Mixed: My Life in Black and White is a memoir of Nissel's multiracial misadventures as she struggles to figure out who she is and where she belongs in an America divided between black and white. A writer and consulting producer on Scrubs -- the wacky hospital comedy with a heart -- Nissel brings a similar blend of silly and sincere to her life as the daughter of a black mother and white father. Born and raised in Philadelphia, Nissel switched schools and neighborhoods as often as an Army brat, never quite fitting in no matter where she landed: too white for some, too black for others, too militant, too assimilated, never the right religion.

In her quest to find a community in which she could at last truly feel at home, Nissel styles herself as rapper "Big Red" during the late-1980s heyday for light-skinned women. She suffers a cruel twist on the typical "driving while black" rite of passage.
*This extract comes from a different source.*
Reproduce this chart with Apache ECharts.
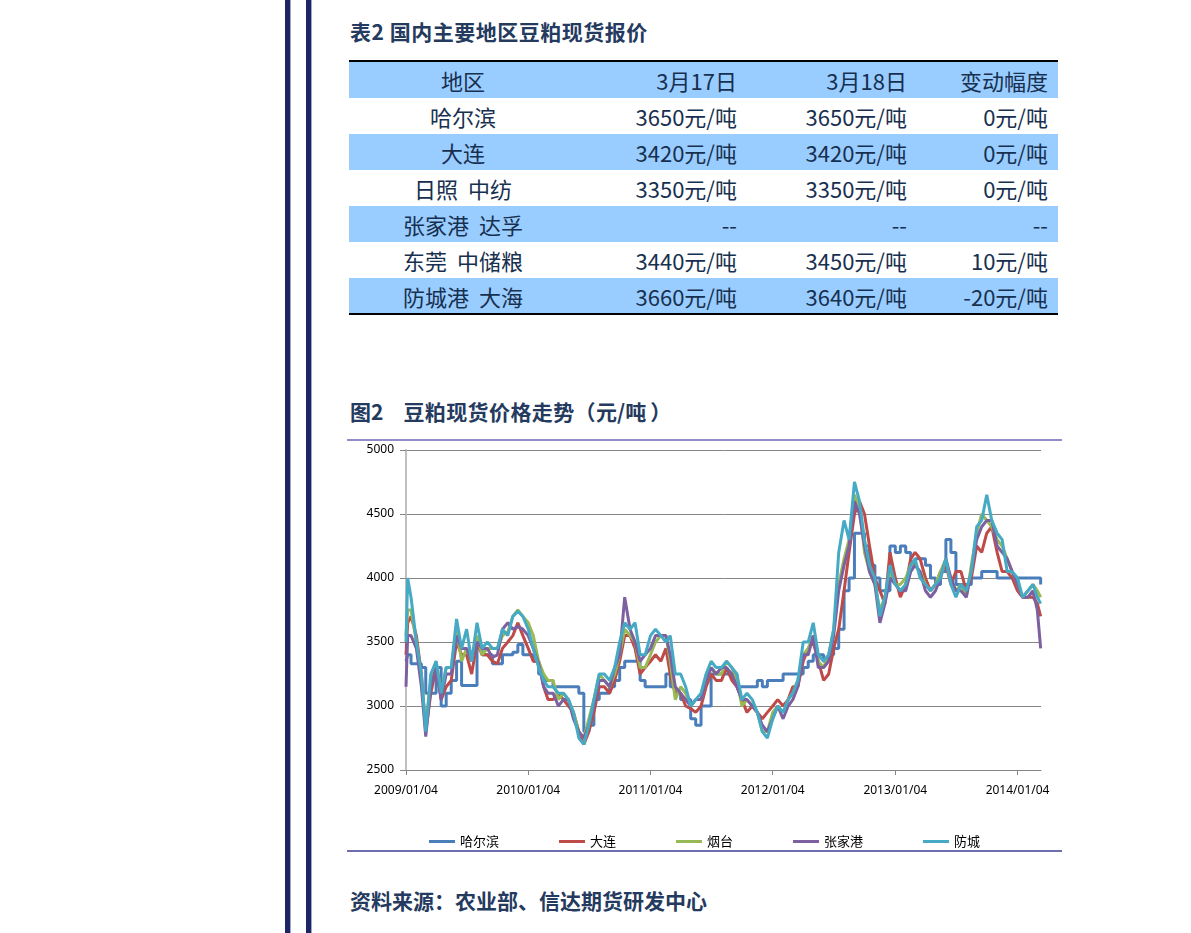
<!DOCTYPE html>
<html><head><meta charset="utf-8">
<script src="https://cdn.jsdelivr.net/npm/echarts@6/dist/echarts.min.js"></script>
<style>
html,body{margin:0;padding:0;background:#fff;width:1191px;height:933px;overflow:hidden;font-family:"Noto Sans CJK SC","Noto Sans",sans-serif;}
.vbar{position:absolute;top:0;width:5px;height:933px;background:#1d2566;border-right:1px solid #a3a7c8;}
.title{position:absolute;left:350px;font-weight:bold;font-size:21px;color:#243a5e;white-space:pre;line-height:24px;}
#tbl{position:absolute;left:349px;top:0;width:709px;height:320px;}
.row{position:absolute;left:0;width:709px;height:36px;}
.cell{position:absolute;top:0;height:36px;line-height:36px;font-size:22px;color:#17304f;white-space:pre;}
.hr{position:absolute;left:0;width:709px;height:2px;background:#000;}
#chart{position:absolute;left:347px;top:442px;width:715px;height:408px;}
.sep{position:absolute;left:347px;width:715px;height:2px;}
</style></head><body>
<div class="vbar" style="left:285px"></div>
<div class="vbar" style="left:306px"></div>
<div class="title" style="top:19px;letter-spacing:0.5px">表2 国内主要地区豆粕现货报价</div>
<div id="tbl"></div>
<div class="title" style="top:399px"><span>图2</span><span style="margin-left:20px;letter-spacing:0.4px">豆粕现货价格走势（</span><span>元/吨</span><span style="margin-left:4px">）</span></div>
<div class="sep" style="top:439px;background:#8f8cc8"></div>
<div id="chart"></div>
<div class="sep" style="top:850px;background:#6d6db0"></div>
<div class="title" style="top:888px">资料来源：农业部、信达期货研发中心</div>
<script>
// ---- table data ----
const tableHeader = ['地区', '3月17日', '3月18日', '变动幅度'];
const regions = ['哈尔滨', '大连', '日照  中纺', '张家港  达孚', '东莞  中储粮', '防城港  大海'];
const priceMar17 = [3650, 3420, 3350, null, 3440, 3660];
const priceMar18 = [3650, 3420, 3350, null, 3450, 3640];
const priceChange = [0, 0, 0, null, 10, -20];

// ---- chart data ----
const seriesNames = ['哈尔滨', '大连', '烟台', '张家港', '防城'];
const xTickLabels = ['2009/01/04', '2010/01/04', '2011/01/04', '2012/01/04', '2013/01/04', '2014/01/04'];
const dates = [
  '2009-01-04','2009-01-09','2009-01-19','2009-02-04','2009-02-19','2009-03-04','2009-03-19','2009-04-04','2009-04-19','2009-05-04','2009-05-19','2009-06-04','2009-06-19','2009-07-04','2009-07-19','2009-08-04','2009-08-19','2009-09-04','2009-09-19','2009-10-04','2009-10-19','2009-11-04','2009-11-19','2009-12-04','2009-12-19',
  '2010-01-04','2010-01-19','2010-02-04','2010-02-19','2010-03-04','2010-03-19','2010-04-04','2010-04-19','2010-05-04','2010-05-19','2010-06-04','2010-06-19','2010-07-04','2010-07-19','2010-08-04','2010-08-19','2010-09-04','2010-09-19','2010-10-04','2010-10-19','2010-11-04','2010-11-19','2010-12-04','2010-12-19',
  '2011-01-04','2011-01-19','2011-02-04','2011-02-19','2011-03-04','2011-03-19','2011-04-04','2011-04-19','2011-05-04','2011-05-19','2011-06-04','2011-06-19','2011-07-04','2011-07-19','2011-08-04','2011-08-19','2011-09-04','2011-09-19','2011-10-04','2011-10-19','2011-11-04','2011-11-19','2011-12-04','2011-12-19',
  '2012-01-04','2012-01-19','2012-02-04','2012-02-19','2012-03-04','2012-03-19','2012-04-04','2012-04-19','2012-05-04','2012-05-19','2012-06-04','2012-06-19','2012-07-04','2012-07-19','2012-08-04','2012-08-19','2012-09-04','2012-09-19','2012-10-04','2012-10-19','2012-11-04','2012-11-19','2012-12-04','2012-12-19',
  '2013-01-04','2013-01-19','2013-02-04','2013-02-19','2013-03-04','2013-03-19','2013-04-04','2013-04-19','2013-05-04','2013-05-19','2013-06-04','2013-06-19','2013-07-04','2013-07-19','2013-08-04','2013-08-19','2013-09-04','2013-09-19','2013-10-04','2013-10-19','2013-11-04','2013-11-19','2013-12-04','2013-12-19',
  '2014-01-04','2014-01-19','2014-02-04','2014-02-19','2014-03-04','2014-03-14'
];
const harbin = [
  3350,3400,3330,3330,3300,3100,3100,3300,3000,3100,3200,3350,3160,3160,3160,3450,3400,3400,3330,3330,3400,3400,3420,3480,3400,
  3400,3350,3250,3200,3200,3150,3150,3150,3150,3150,3100,2800,2850,3050,3100,3100,3150,3200,3300,3350,3350,3350,3200,3150,
  3150,3150,3150,3250,3150,3100,3050,3050,2900,2850,3000,3000,3250,3250,3250,3250,3250,3150,3150,3150,3150,3200,3150,3200,
  3200,3200,3250,3250,3250,3250,3300,3350,3400,3400,3350,3400,3450,3600,3900,4000,4350,4350,4250,4100,4000,3900,3900,4250,
  4200,4250,4200,4100,4150,4150,4100,4000,3950,4050,4300,4200,3950,3950,3950,4000,4000,4050,4050,4050,4000,4000,4000,4000,
  4000,4000,4000,4000,4000,3950
];
const dalian = [
  3400,3650,3700,3550,3250,2800,3100,3300,3050,3150,3200,3500,3400,3400,3250,3500,3400,3400,3350,3330,3450,3500,3550,3650,3550,
  3450,3350,3350,3150,3050,3050,3100,3050,3000,2950,2800,2700,2800,2950,3150,3150,3100,3200,3350,3550,3550,3450,3250,3300,
  3350,3400,3350,3450,3250,3100,3100,3000,2980,2950,3000,3150,3250,3200,3200,3300,3200,3150,3050,2950,3000,2950,2900,2950,
  3000,3050,3000,3050,3150,3150,3350,3450,3500,3350,3200,3250,3450,3600,3900,4200,4500,4600,4500,4250,4000,3900,3800,4200,
  4000,3850,3950,4150,4200,4150,4000,3900,3950,4050,4100,3950,4050,4050,3900,4000,4250,4200,4350,4400,4200,4050,4050,4000,
  3900,3850,3850,3850,3800,3700
];
const yantai = [
  3550,3750,3750,3500,3200,2850,3200,3350,3100,3300,3300,3600,3350,3450,3350,3550,3400,3450,3450,3450,3550,3580,3700,3750,3700,
  3650,3550,3350,3250,3200,3200,3050,3100,3050,2950,2800,2750,2900,3050,3250,3200,3150,3250,3400,3600,3550,3500,3300,3300,
  3400,3500,3550,3550,3350,3050,3150,3100,3000,3050,3050,3200,3300,3250,3250,3350,3300,3200,3000,3050,3000,2950,2800,2800,
  2950,3000,2950,3050,3100,3200,3400,3450,3550,3350,3300,3400,3600,3950,4150,4300,4650,4550,4200,4050,3950,3750,3850,4050,
  3950,3950,4000,4100,4100,4050,3950,3900,3950,4050,4150,3950,3900,3950,3850,4100,4350,4500,4450,4400,4300,4250,4150,4050,
  3950,3850,3900,3950,3900,3850
];
const zhangjiagang = [
  3150,3550,3550,3450,3150,2760,3150,3300,3050,3250,3250,3550,3450,3450,3350,3500,3450,3450,3380,3400,3600,3650,3600,3620,3600,
  3550,3450,3330,3150,3100,3100,3000,3050,3050,2900,2800,2750,2850,3000,3200,3200,3150,3300,3400,3850,3600,3500,3350,3400,
  3450,3550,3550,3550,3400,3150,3100,3050,3000,3050,3050,3200,3300,3250,3300,3300,3250,3150,3050,3050,3000,2950,2850,2800,
  2900,3000,2900,3000,3050,3150,3400,3400,3550,3300,3300,3350,3550,3900,4100,4250,4600,4500,4250,4050,3950,3650,3800,4000,
  3950,3900,3900,4050,4100,4050,3900,3850,3900,4000,4150,4000,3900,3900,3850,4050,4300,4400,4450,4450,4250,4200,4150,4050,
  3950,3850,3850,3900,3750,3450
];
const fangcheng = [
  3500,4000,3850,3500,3250,2800,3250,3350,3100,3300,3300,3680,3450,3600,3350,3650,3450,3500,3450,3450,3600,3550,3700,3740,3700,
  3600,3450,3300,3200,3150,3150,3100,3100,3050,2950,2750,2700,2850,3050,3250,3250,3200,3300,3500,3650,3600,3650,3400,3400,
  3550,3600,3550,3500,3550,3250,3250,3150,3000,3050,3100,3250,3350,3300,3300,3350,3300,3250,3050,3100,3050,2950,2800,2750,
  2900,3000,2950,3050,3100,3200,3500,3500,3650,3400,3350,3400,3600,4200,4450,4300,4750,4600,4300,4100,4000,3700,3850,4100,
  3950,3900,3950,4100,4150,4000,3950,3900,3950,4000,4150,3950,3850,3950,3900,4050,4400,4450,4650,4450,4350,4300,4050,4050,
  4000,3850,3900,3950,3850,3800
];
const seriesColors = ['#4A7EBB', '#BE4B48', '#98B954', '#7D60A0', '#46AAC5'];

// ---- build table ----
const tbl = document.getElementById('tbl');
const cols = [
  {left: 0, width: 228, align: 'center'},
  {left: 228, width: 160, align: 'right'},
  {left: 388, width: 170, align: 'right'},
  {left: 558, width: 141, align: 'right'}
];
const fmt = v => v === null ? '--' : v + '元/吨';
const rows = [tableHeader].concat(regions.map((r, i) => [r, fmt(priceMar17[i]), fmt(priceMar18[i]), fmt(priceChange[i])]));
rows.forEach((cells, i) => {
  const row = document.createElement('div');
  row.className = 'row';
  row.style.top = (62 + 36 * i) + 'px';
  if (i % 2 === 0) row.style.background = '#99CCFF';
  cells.forEach((t, j) => {
    const c = document.createElement('div');
    c.className = 'cell';
    c.style.left = cols[j].left + 'px';
    c.style.width = cols[j].width + 'px';
    c.style.textAlign = cols[j].align;
    c.textContent = t;
    row.appendChild(c);
  });
  tbl.appendChild(row);
});
const top1 = document.createElement('div'); top1.className = 'hr'; top1.style.top = '60px'; tbl.appendChild(top1);
const bot1 = document.createElement('div'); bot1.className = 'hr'; bot1.style.top = '313px'; tbl.appendChild(bot1);

// ---- build chart ----
const base = Date.UTC(2009, 0, 4);
const toDay = s => Math.round((Date.parse(s.replace(/\//g, '-') + 'T00:00:00Z') - base) / 86400000);
const days = dates.map(toDay);
const tickDays = xTickLabels.map(toDay);
const valueSets = [harbin, dalian, yantai, zhangjiagang, fangcheng];

const chart = echarts.init(document.getElementById('chart'));
chart.setOption({
  animation: false,
  grid: {left: 59, top: 8, width: 635, height: 320},
  legend: {
    left: 77, top: 388, itemGap: 60, itemWidth: 26, itemHeight: 3, icon: 'rect',
    textStyle: {fontSize: 13, color: '#000', fontFamily: 'Noto Sans CJK SC'},
    data: seriesNames
  },
  xAxis: {
    type: 'value', min: 0, max: 1896,
    axisLine: {lineStyle: {color: '#868686', width: 1}},
    axisTick: {show: true, length: 5, customValues: tickDays, lineStyle: {color: '#868686'}},
    axisLabel: {customValues: tickDays, formatter: v => xTickLabels[tickDays.indexOf(v)] || '', fontSize: 12, color: '#000', margin: 15, fontFamily: 'Noto Sans'},
    splitLine: {show: false}
  },
  yAxis: {
    type: 'value', min: 2500, max: 5000, interval: 500,
    axisLine: {show: true, lineStyle: {color: '#BFBFBF', width: 2}},
    axisTick: {show: true, length: 6, lineStyle: {color: '#868686'}},
    axisLabel: {fontSize: 12, color: '#000', margin: 12, fontFamily: 'Noto Sans', formatter: v => String(v)},
    splitLine: {lineStyle: {color: '#868686', width: 1}}
  },
  series: seriesNames.map((n, k) => ({
    name: n, type: 'line', symbol: 'none', showSymbol: false,
    step: k === 0 ? 'end' : false,
    data: days.map((d, i) => [d, valueSets[k][i]]),
    lineStyle: {width: 3, color: seriesColors[k]},
    itemStyle: {color: seriesColors[k]}
  }))
});
</script>
</body></html>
And while committed to a psychiatric ward, she is diagnosed with "preoccupation with issues of race" for pointing out that the Thematic Apperception Test they administered had pictures of nothing but white people.

The prepackaged identities society imposes for race, religion and so on are likely ill-fitting for everyone; none of us get a tailored fit from the stereotypes of our ancestry or geography. But as a place to begin, they can be a comfort, a place of safety from which to venture out (inward) to who we really are. Nissel was forced to start the long wander much younger than most. It's a hard fate, but it makes for an entertaining and enlightening story.